-- Start of Data --

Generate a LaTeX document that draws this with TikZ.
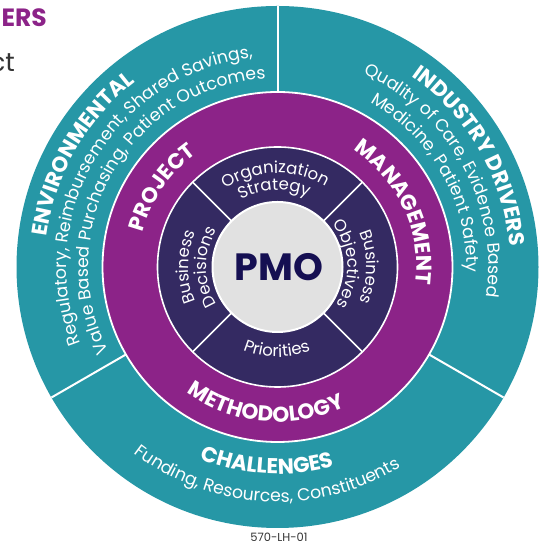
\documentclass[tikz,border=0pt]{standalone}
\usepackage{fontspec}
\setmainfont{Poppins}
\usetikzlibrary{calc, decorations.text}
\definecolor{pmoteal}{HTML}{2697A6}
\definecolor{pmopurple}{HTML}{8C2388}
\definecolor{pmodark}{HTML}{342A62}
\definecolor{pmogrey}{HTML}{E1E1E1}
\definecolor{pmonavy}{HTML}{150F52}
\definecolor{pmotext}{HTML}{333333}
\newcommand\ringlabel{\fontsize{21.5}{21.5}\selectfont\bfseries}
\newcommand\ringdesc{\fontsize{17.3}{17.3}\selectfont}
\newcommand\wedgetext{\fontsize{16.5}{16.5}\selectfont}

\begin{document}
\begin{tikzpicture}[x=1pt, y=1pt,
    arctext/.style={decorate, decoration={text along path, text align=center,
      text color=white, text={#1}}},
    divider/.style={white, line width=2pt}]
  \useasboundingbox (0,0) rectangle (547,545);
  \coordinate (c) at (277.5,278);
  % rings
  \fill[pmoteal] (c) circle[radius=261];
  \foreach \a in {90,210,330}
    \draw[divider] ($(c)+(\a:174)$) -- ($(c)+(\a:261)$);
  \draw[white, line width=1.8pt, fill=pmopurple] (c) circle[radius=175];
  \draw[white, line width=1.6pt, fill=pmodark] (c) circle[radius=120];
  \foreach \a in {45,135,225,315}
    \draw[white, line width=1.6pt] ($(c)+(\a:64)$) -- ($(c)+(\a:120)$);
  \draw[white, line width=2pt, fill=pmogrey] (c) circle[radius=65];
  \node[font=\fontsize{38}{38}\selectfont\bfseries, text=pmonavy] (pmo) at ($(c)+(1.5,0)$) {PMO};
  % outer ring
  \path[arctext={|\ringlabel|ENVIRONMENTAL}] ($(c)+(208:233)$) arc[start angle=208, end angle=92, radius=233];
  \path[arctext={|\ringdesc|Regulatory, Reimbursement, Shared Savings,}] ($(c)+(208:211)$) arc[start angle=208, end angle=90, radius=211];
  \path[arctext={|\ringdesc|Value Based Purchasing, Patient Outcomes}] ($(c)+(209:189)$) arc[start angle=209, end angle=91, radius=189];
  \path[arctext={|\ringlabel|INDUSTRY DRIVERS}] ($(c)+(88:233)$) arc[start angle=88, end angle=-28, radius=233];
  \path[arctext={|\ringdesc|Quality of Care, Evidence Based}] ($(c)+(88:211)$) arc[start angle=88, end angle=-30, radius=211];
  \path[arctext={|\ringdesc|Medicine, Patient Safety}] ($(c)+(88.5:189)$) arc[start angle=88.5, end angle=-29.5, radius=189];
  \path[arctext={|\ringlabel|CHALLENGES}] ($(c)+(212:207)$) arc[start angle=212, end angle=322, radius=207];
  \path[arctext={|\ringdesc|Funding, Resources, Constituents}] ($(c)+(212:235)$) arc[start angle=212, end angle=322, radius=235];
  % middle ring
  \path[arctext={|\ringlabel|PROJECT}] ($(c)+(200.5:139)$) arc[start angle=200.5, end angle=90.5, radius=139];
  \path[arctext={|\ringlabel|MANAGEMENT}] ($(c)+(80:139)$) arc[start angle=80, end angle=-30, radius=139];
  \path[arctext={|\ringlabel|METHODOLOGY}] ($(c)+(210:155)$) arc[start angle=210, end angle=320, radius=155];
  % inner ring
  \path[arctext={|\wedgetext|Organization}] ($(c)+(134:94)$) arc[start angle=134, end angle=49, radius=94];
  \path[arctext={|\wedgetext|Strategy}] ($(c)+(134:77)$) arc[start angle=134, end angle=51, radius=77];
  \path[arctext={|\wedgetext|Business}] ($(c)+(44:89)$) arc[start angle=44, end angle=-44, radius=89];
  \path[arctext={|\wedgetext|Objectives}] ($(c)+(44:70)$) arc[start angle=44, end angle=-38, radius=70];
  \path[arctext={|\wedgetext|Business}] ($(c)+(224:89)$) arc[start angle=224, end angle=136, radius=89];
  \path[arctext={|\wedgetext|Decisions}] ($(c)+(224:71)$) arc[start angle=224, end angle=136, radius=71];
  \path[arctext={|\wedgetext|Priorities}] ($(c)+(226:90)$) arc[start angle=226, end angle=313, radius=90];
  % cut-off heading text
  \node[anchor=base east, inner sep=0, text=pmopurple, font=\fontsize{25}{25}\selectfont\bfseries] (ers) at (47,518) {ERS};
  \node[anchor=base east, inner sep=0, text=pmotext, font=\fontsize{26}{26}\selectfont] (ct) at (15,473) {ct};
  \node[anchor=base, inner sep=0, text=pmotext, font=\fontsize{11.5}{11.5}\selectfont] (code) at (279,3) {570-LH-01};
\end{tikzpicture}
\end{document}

-- End of Data --

▶ [The request]
Without the pictures, write out the whole listing above exactly as it appears.

▶ [Written answer]
Generate a LaTeX document that draws this with TikZ.
\documentclass[tikz,border=0pt]{standalone}
\usepackage{fontspec}
\setmainfont{Poppins}
\usetikzlibrary{calc, decorations.text}
\definecolor{pmoteal}{HTML}{2697A6}
\definecolor{pmopurple}{HTML}{8C2388}
\definecolor{pmodark}{HTML}{342A62}
\definecolor{pmogrey}{HTML}{E1E1E1}
\definecolor{pmonavy}{HTML}{150F52}
\definecolor{pmotext}{HTML}{333333}
\newcommand\ringlabel{\fontsize{21.5}{21.5}\selectfont\bfseries}
\newcommand\ringdesc{\fontsize{17.3}{17.3}\selectfont}
\newcommand\wedgetext{\fontsize{16.5}{16.5}\selectfont}

\begin{document}
\begin{tikzpicture}[x=1pt, y=1pt,
    arctext/.style={decorate, decoration={text along path, text align=center,
      text color=white, text={#1}}},
    divider/.style={white, line width=2pt}]
  \useasboundingbox (0,0) rectangle (547,545);
  \coordinate (c) at (277.5,278);
  % rings
  \fill[pmoteal] (c) circle[radius=261];
  \foreach \a in {90,210,330}
    \draw[divider] ($(c)+(\a:174)$) -- ($(c)+(\a:261)$);
  \draw[white, line width=1.8pt, fill=pmopurple] (c) circle[radius=175];
  \draw[white, line width=1.6pt, fill=pmodark] (c) circle[radius=120];
  \foreach \a in {45,135,225,315}
    \draw[white, line width=1.6pt] ($(c)+(\a:64)$) -- ($(c)+(\a:120)$);
  \draw[white, line width=2pt, fill=pmogrey] (c) circle[radius=65];
  \node[font=\fontsize{38}{38}\selectfont\bfseries, text=pmonavy] (pmo) at ($(c)+(1.5,0)$) {PMO};
  % outer ring
  \path[arctext={|\ringlabel|ENVIRONMENTAL}] ($(c)+(208:233)$) arc[start angle=208, end angle=92, radius=233];
  \path[arctext={|\ringdesc|Regulatory, Reimbursement, Shared Savings,}] ($(c)+(208:211)$) arc[start angle=208, end angle=90, radius=211];
  \path[arctext={|\ringdesc|Value Based Purchasing, Patient Outcomes}] ($(c)+(209:189)$) arc[start angle=209, end angle=91, radius=189];
  \path[arctext={|\ringlabel|INDUSTRY DRIVERS}] ($(c)+(88:233)$) arc[start angle=88, end angle=-28, radius=233];
  \path[arctext={|\ringdesc|Quality of Care, Evidence Based}] ($(c)+(88:211)$) arc[start angle=88, end angle=-30, radius=211];
  \path[arctext={|\ringdesc|Medicine, Patient Safety}] ($(c)+(88.5:189)$) arc[start angle=88.5, end angle=-29.5, radius=189];
  \path[arctext={|\ringlabel|CHALLENGES}] ($(c)+(212:207)$) arc[start angle=212, end angle=322, radius=207];
  \path[arctext={|\ringdesc|Funding, Resources, Constituents}] ($(c)+(212:235)$) arc[start angle=212, end angle=322, radius=235];
  % middle ring
  \path[arctext={|\ringlabel|PROJECT}] ($(c)+(200.5:139)$) arc[start angle=200.5, end angle=90.5, radius=139];
  \path[arctext={|\ringlabel|MANAGEMENT}] ($(c)+(80:139)$) arc[start angle=80, end angle=-30, radius=139];
  \path[arctext={|\ringlabel|METHODOLOGY}] ($(c)+(210:155)$) arc[start angle=210, end angle=320, radius=155];
  % inner ring
  \path[arctext={|\wedgetext|Organization}] ($(c)+(134:94)$) arc[start angle=134, end angle=49, radius=94];
  \path[arctext={|\wedgetext|Strategy}] ($(c)+(134:77)$) arc[start angle=134, end angle=51, radius=77];
  \path[arctext={|\wedgetext|Business}] ($(c)+(44:89)$) arc[start angle=44, end angle=-44, radius=89];
  \path[arctext={|\wedgetext|Objectives}] ($(c)+(44:70)$) arc[start angle=44, end angle=-38, radius=70];
  \path[arctext={|\wedgetext|Business}] ($(c)+(224:89)$) arc[start angle=224, end angle=136, radius=89];
  \path[arctext={|\wedgetext|Decisions}] ($(c)+(224:71)$) arc[start angle=224, end angle=136, radius=71];
  \path[arctext={|\wedgetext|Priorities}] ($(c)+(226:90)$) arc[start angle=226, end angle=313, radius=90];
  % cut-off heading text
  \node[anchor=base east, inner sep=0, text=pmopurple, font=\fontsize{25}{25}\selectfont\bfseries] (ers) at (47,518) {ERS};
  \node[anchor=base east, inner sep=0, text=pmotext, font=\fontsize{26}{26}\selectfont] (ct) at (15,473) {ct};
  \node[anchor=base, inner sep=0, text=pmotext, font=\fontsize{11.5}{11.5}\selectfont] (code) at (279,3) {570-LH-01};
\end{tikzpicture}
\end{document}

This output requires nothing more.